Rep. Nicole Malliotakis is much more likely to be using rhetoric than predicting how the situation will develop. If the Republicans as a party actually cared about the debt or intended to make meaningful improvements to the situation we'd have seen evidence of it in the 70s, 80s, 90s, 00s or 10s.
I'd love to be wrong, but there is pretty strong evidence here that they're going to tut-tut; maybe wag a finger or even in extreme situations someone will write a strongly worded letter. Then the government will borrow whatever they need to to pay for whatever hare-brained scheme is flavour of the month.
The problem here is that gilt rates have been on the rise for a year (most likely as a reaction to Trump's manifesto), meaning borrowing is getting more and more expensive. You can print more money, but that devalues the currency, which the USD has managed to shirk off by being the main reserve currency of the planet. Except, that might change soon - because of the seeming chaos of the Trump administration (based on experiences of the previous administration), people are eyeing up EUR as a safer place, and gold prices are moving in a direction that suggests people want out of dollars (even if gold is normally denominated in USD for most people).
Trump has therefore caused gilt rates to rise, borrowing costs to rise, and a potential currency devaluation.
If you want to see how that works out when people finally lose their confidence, see what happened to the Truss government in the UK: it's not pretty.
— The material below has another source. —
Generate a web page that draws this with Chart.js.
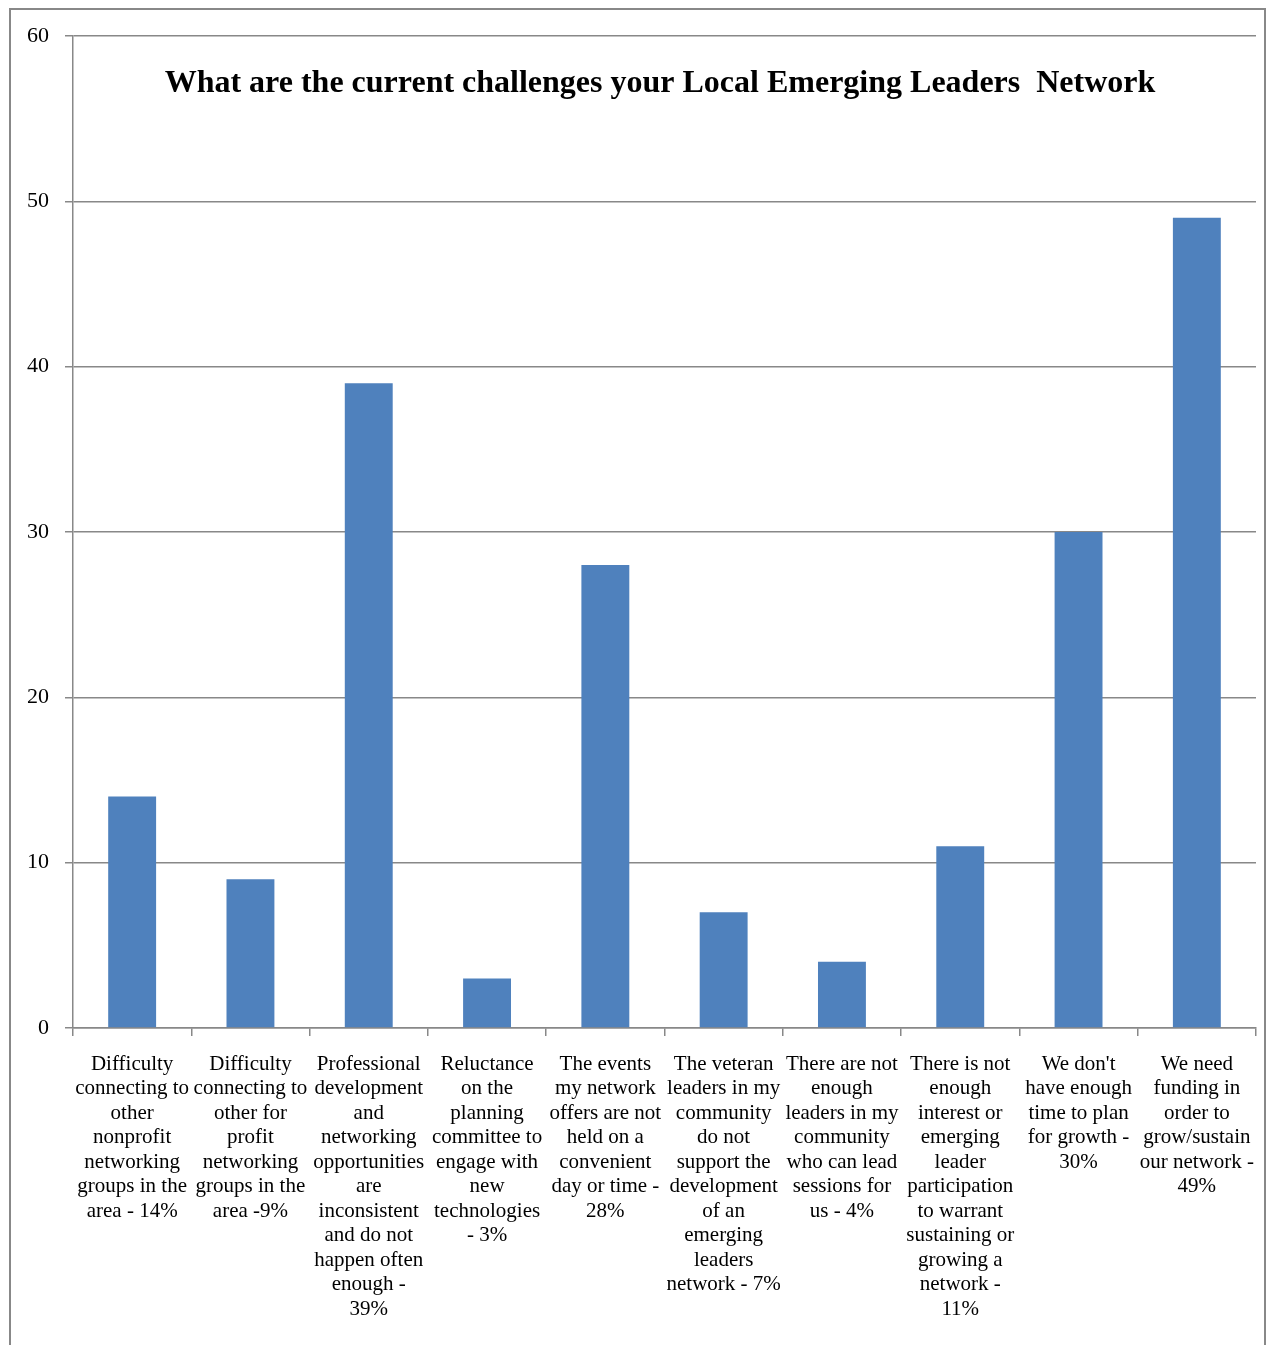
<!DOCTYPE html>
<html>
<head>
<meta charset="utf-8">
<title>Local Emerging Leaders Network challenges</title>
<script src="https://cdn.jsdelivr.net/npm/chart.js@4/dist/chart.umd.min.js"></script>
<style>
    html, body { margin: 0; padding: 0; background: #ffffff; }
    #wrap { position: relative; width: 1266px; height: 1345px; }
</style>
</head>
<body>
<div id="wrap">
    <canvas id="challengesChart" width="1266" height="1345"></canvas>
</div>
<script>
// Chart title and data
const chartTitle = 'What are the current challenges your Local Emerging Leaders  Network';

const categories = [
    ['Difficulty', 'connecting to', 'other', 'nonprofit', 'networking', 'groups in the', 'area - 14%'],
    ['Difficulty', 'connecting to', 'other for', 'profit', 'networking', 'groups in the', 'area -9%'],
    ['Professional', 'development', 'and', 'networking', 'opportunities', 'are', 'inconsistent', 'and do not', 'happen often', 'enough -', '39%'],
    ['Reluctance', 'on the', 'planning', 'committee to', 'engage with', 'new', 'technologies', '- 3%'],
    ['The events', 'my network', 'offers are not', 'held on a', 'convenient', 'day or time -', '28%'],
    ['The veteran', 'leaders in my', 'community', 'do not', 'support the', 'development', 'of an', 'emerging', 'leaders', 'network - 7%'],
    ['There are not', 'enough', 'leaders in my', 'community', 'who can lead', 'sessions for', 'us - 4%'],
    ['There is not', 'enough', 'interest or', 'emerging', 'leader', 'participation', 'to warrant', 'sustaining or', 'growing a', 'network -', '11%'],
    ["We don't", 'have enough', 'time to plan', 'for growth -', '30%'],
    ['We need', 'funding in', 'order to', 'grow/sustain', 'our network -', '49%']
];

const percentValues = [14, 9, 39, 3, 28, 7, 4, 11, 30, 49];

const yTicks = [0, 10, 20, 30, 40, 50, 60];

const serif = "'Liberation Serif', 'Times New Roman', serif";
const lineGrey = '#888888';

// Draws the outer frame and the title inside the plot area
const frameAndTitle = {
    id: 'frameAndTitle',
    afterDraw(chart) {
        const ctx = chart.ctx;
        ctx.save();
        ctx.strokeStyle = lineGrey;
        ctx.lineWidth = 2;
        ctx.beginPath();
        ctx.moveTo(10, chart.height);
        ctx.lineTo(10, 9);
        ctx.lineTo(1265, 9);
        ctx.lineTo(1265, chart.height);
        ctx.stroke();

        ctx.fillStyle = '#000000';
        ctx.font = 'bold 32px ' + serif;
        ctx.textAlign = 'center';
        ctx.textBaseline = 'middle';
        ctx.fillText(chartTitle, 660, 84);
        ctx.restore();
    }
};

const ctx = document.getElementById('challengesChart').getContext('2d');

new Chart(ctx, {
    type: 'bar',
    data: {
        labels: categories,
        datasets: [{
            data: percentValues,
            backgroundColor: '#4F81BD',
            borderWidth: 0,
            barPercentage: 0.405,
            categoryPercentage: 1.0
        }]
    },
    options: {
        responsive: false,
        animation: false,
        devicePixelRatio: 1,
        layout: {
            padding: { top: 36, right: 10, left: 0, bottom: 0 }
        },
        plugins: {
            legend: { display: false },
            title: { display: false },
            tooltip: { enabled: false }
        },
        scales: {
            x: {
                grid: {
                    drawOnChartArea: false,
                    drawTicks: true,
                    tickLength: 8,
                    color: lineGrey,
                    lineWidth: 1.5
                },
                border: { color: lineGrey, width: 1.5 },
                ticks: {
                    autoSkip: false,
                    maxRotation: 0,
                    minRotation: 0,
                    padding: 16,
                    color: '#000000',
                    font: { family: serif, size: 21, lineHeight: 1.167 }
                },
                afterFit(scale) {
                    scale.height = 317;
                    // labels fit inside their categories, no side padding needed
                    scale.paddingLeft = 0;
                    scale.paddingRight = 0;
                }
            },
            y: {
                min: 0,
                max: 60,
                afterBuildTicks(scale) {
                    scale.ticks = yTicks.map(v => ({ value: v }));
                },
                grid: {
                    color: lineGrey,
                    lineWidth: 1.5,
                    tickLength: 8
                },
                border: { color: lineGrey, width: 1.5 },
                ticks: {
                    padding: 16,
                    color: '#000000',
                    font: { family: serif, size: 22 }
                },
                afterFit(scale) {
                    scale.width = 73;
                }
            }
        }
    },
    plugins: [frameAndTitle]
});
</script>
</body>
</html>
The UK is still paying for that on multiple fronts, but we were able to end the experiment in 49 days - that's not possible in the US.
I don't think what has worked for the last 50 years - waving budget appropriations through, shrugging at the national debt - is going to hold up for too much longer, for multiple reasons. And when it falls, it's going to fall fast, and very hard.
I made this comment before digging deeper into appropriations impoundment.
However, it still seems plausible (in my limited understanding) that this strategy could still be the goal, if the goal is to first push appropriations impoundment to SCOTUS.
Here is the best cited and approachable article I found on the subject within the context of these events:
>Hard to say without more visibility into what they're doing.
They want to fund corporate tax cuts. the cut from 22 to 15 percent is estsimated to be worth 100-200b dollars of income for the government per year. That's about the yearly funding of the DoED.
So we aren't saving money nor paying off debt. we are just funding corporate profits.
Most likely the whole point is to destabilise and eliminate government structures with the goal of filling the resulting power vacuum with privately owned services. That's what Thiel and his ilk are all about.
The first part of this plan - destruction - is easier than the second half - creation. If they're successful with the second half, people will be worse off because it's a big step towards neofeudalism /strengthening oligarchy. If they fail, people will be a lot worse off because the structures they're destroying are actually doing important work.
Or it might be a propaganda effort to make Team Trump look busy. Hard to say without more visibility into what they're doing.